Don’t focus on aspects that keep you stuck. Try to move from being problem-focused to being solution-focused. For that, you might need input from another person.
Use your imagination constructively.
Imagination is a beautiful thing. It gives you power, creativity, and the ability to think outside the box.
Often, we have irrational fears that keep us awake at night – for example. You fear going alone to an airport to catch a plane.
Instead of allowing your imagination to run riot, control what you think and imagine a scenario where you practice in your mind how you will catch a cab to the airport, how you will walk up to the information desk and ask for help to find the check-in, how you will ask the ground crew where you have to go to board the plane, etc. You can replay any scenario in your brain over and over until the anxiety and fears subside. If you can bring humour to the situation, joking with yourself will relieve even more tension.
Get some exercise
Few things relieve anxiety as effectively as exercise—and it can be something as simple as going for a brisk walk. Exercise gives you the chance to think about nothing except the next step you are taking. It gives you time to reconnect with nature. It has a calming effect on us and helps ground us.
Another word for grounding is ”earthing”. Connect with all your senses while you are out there – what do you see around you, what sounds do you hear, what smells do you smell, and how does the air feel on your skin?
Be kind to yourself
Life is tough enough, and you do not have to beat yourself up, too. Instead, consider making a list of things that you do well.
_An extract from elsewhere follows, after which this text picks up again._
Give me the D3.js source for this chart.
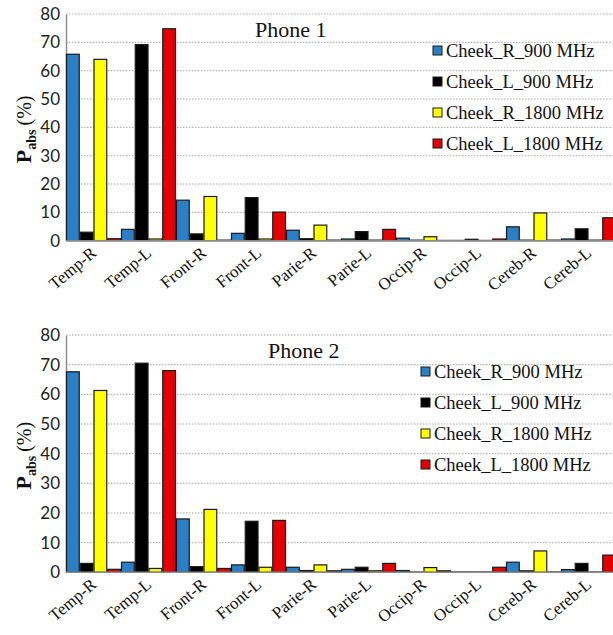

List your good attributes and talents; list the difficult situations you have coped with. Give yourself credit for that. Respect your courage to find a way through fear. Tell yourself that fear doesn’t know your strength.
Give yourself time to rest. Allow yourself to do something every day that you love and enjoy. Eat healthily. Rest enough.
”Hope”- a powerful word that inspires millions of people
”Hope is the only thing stronger than fear.” Hope is the belief that things will work. Hope believes you will get through whatever you fear. Hope teams with faith and believes in the impossible. Hope helps people to stay alive long enough to figure out a way to thrive.
Isaiah 43 1 says, ”Don’t fear, for I have redeemed you; I have called you by your name; you are Mine.
God commands us not to fear or worry. The phrase ”do not fear” is used more than 80 times in the Bible, most likely because He knows the enemy uses fear to decrease our hope and limit our victories.
Faith and fear both demand you believe in something you cannot see – you choose.